Another incremental change that’s been niggling at the back of my mind during early listens of this album. Some of the more expressionist clean-toned guitar parts and raw, untreated vocals that are more up front in the mix rather than the anguished wails of a man cut adrift in his spacesuit outside the pod made me think, has Nick been listening to indie rock? It’s nothing to be embarrassed about, mainly burly post-hardcore, noise and math rock along the lines of Bitch Magnet, Unwound, Polvo, Rodan, and Shellac, who their producer Peter Deimel had worked with, along with Motorpsycho. All those bands made some powerful music, a big influence on later post-rock bands. Sure enough, DiSalvo did recently mention having a hardcore phase, and cited the slowcore indie of Low and Idaho as influences (as well as Motorpsycho, Dungen, Colour Haze and Bo Hansson).

I like the sounds of all those influences, and have no problem with the progression of vocals from more standard doom wails. Some of course may have a problem with it, especially those who would prefer Elder be an instrumental band like the last EP. Even Reflections Of A Floating World seemingly had vocals on less than 5% of the playtime. The percentage is upped here to at least 10%, particularly on “In Procession” and the first half of “Embers.” To my ears, the balance is just right, the melodicism of DiSalvo’s vocals transitioning to lighter moments of ethereal instrumental beauty from the six to eight and a half minute mark. In contrast, when they hit those harder riffs, they carry the impact of some of Opeth’s best moments.
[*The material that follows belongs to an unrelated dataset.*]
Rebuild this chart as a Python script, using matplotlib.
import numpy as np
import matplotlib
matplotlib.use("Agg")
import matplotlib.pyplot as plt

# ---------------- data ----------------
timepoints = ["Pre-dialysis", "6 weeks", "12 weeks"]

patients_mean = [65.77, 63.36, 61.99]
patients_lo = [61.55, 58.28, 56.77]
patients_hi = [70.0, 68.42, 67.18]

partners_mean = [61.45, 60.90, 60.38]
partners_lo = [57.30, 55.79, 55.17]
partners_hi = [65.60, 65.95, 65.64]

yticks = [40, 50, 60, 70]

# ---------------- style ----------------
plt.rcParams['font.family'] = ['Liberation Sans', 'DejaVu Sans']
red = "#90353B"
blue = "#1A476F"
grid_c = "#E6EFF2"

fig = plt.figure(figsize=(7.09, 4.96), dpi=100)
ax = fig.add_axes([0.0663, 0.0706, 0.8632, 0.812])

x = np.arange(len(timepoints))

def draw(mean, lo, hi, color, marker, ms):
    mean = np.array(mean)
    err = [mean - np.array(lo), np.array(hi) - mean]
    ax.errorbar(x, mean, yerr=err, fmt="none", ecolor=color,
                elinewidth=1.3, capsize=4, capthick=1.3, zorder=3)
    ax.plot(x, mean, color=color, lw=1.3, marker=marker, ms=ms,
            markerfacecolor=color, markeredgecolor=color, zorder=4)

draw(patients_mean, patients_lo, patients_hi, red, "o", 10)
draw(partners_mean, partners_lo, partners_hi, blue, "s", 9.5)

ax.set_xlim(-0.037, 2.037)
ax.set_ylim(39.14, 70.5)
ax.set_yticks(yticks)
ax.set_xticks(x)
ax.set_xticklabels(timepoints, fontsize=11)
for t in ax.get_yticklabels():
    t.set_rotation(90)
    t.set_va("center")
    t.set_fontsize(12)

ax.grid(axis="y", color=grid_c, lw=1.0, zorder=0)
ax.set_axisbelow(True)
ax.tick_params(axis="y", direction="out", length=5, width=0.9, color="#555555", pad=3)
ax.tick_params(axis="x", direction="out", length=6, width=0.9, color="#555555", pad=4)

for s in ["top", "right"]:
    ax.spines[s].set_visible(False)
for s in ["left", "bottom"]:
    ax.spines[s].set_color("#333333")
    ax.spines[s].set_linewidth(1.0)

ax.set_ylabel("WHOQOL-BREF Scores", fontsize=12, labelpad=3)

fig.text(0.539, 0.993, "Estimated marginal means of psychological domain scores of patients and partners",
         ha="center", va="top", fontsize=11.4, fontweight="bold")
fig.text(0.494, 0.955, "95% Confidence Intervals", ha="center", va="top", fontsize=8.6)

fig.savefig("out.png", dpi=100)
“Halcyon” and closer “One Light Retreating” also make great use of delicate passages that make the heavy parts feel heavier. As the final guitar chord fades, I’m left satisfied but not exhausted, ready to go back and listen again, lost in a pair of massive headphones* (few of us have the place to ourselves at any point during these stay-at-home orders and don’t have the luxury to shake the walls with the loudspeakers). While the band may no longer provide full-body massages through sheer volume like they did on Dead Roots Stirring (2011) and Spires Burn EP (2012), those missing unrelenting heaviness have literally thousands of bands to fall back on.

I admire how the band remain geeky fans of unfashionable, obscure Scandinavian psych prog both old (Bo Hansson) and contemporary (Anekdoten, Needlepoint), but also continues composing adventurous new music that remains undeniably Elder, and empirically brilliant. Given the relatively minor role vocals played previously, it’s worth mentioning that this is a concept album about the rise and fall of a fictional civilization that has all too many things in common with our own.

Carrying the voiceless in a hope
And a hope within a sound
Burning down to ash to disappear
Without a trace upon the ground

Album of the year so far.

*I listened to Omens over a dozen times while writing this review with my brand new pair of ZMF Vérité Closed limited edition leopardwood version headphones. Review coming soon.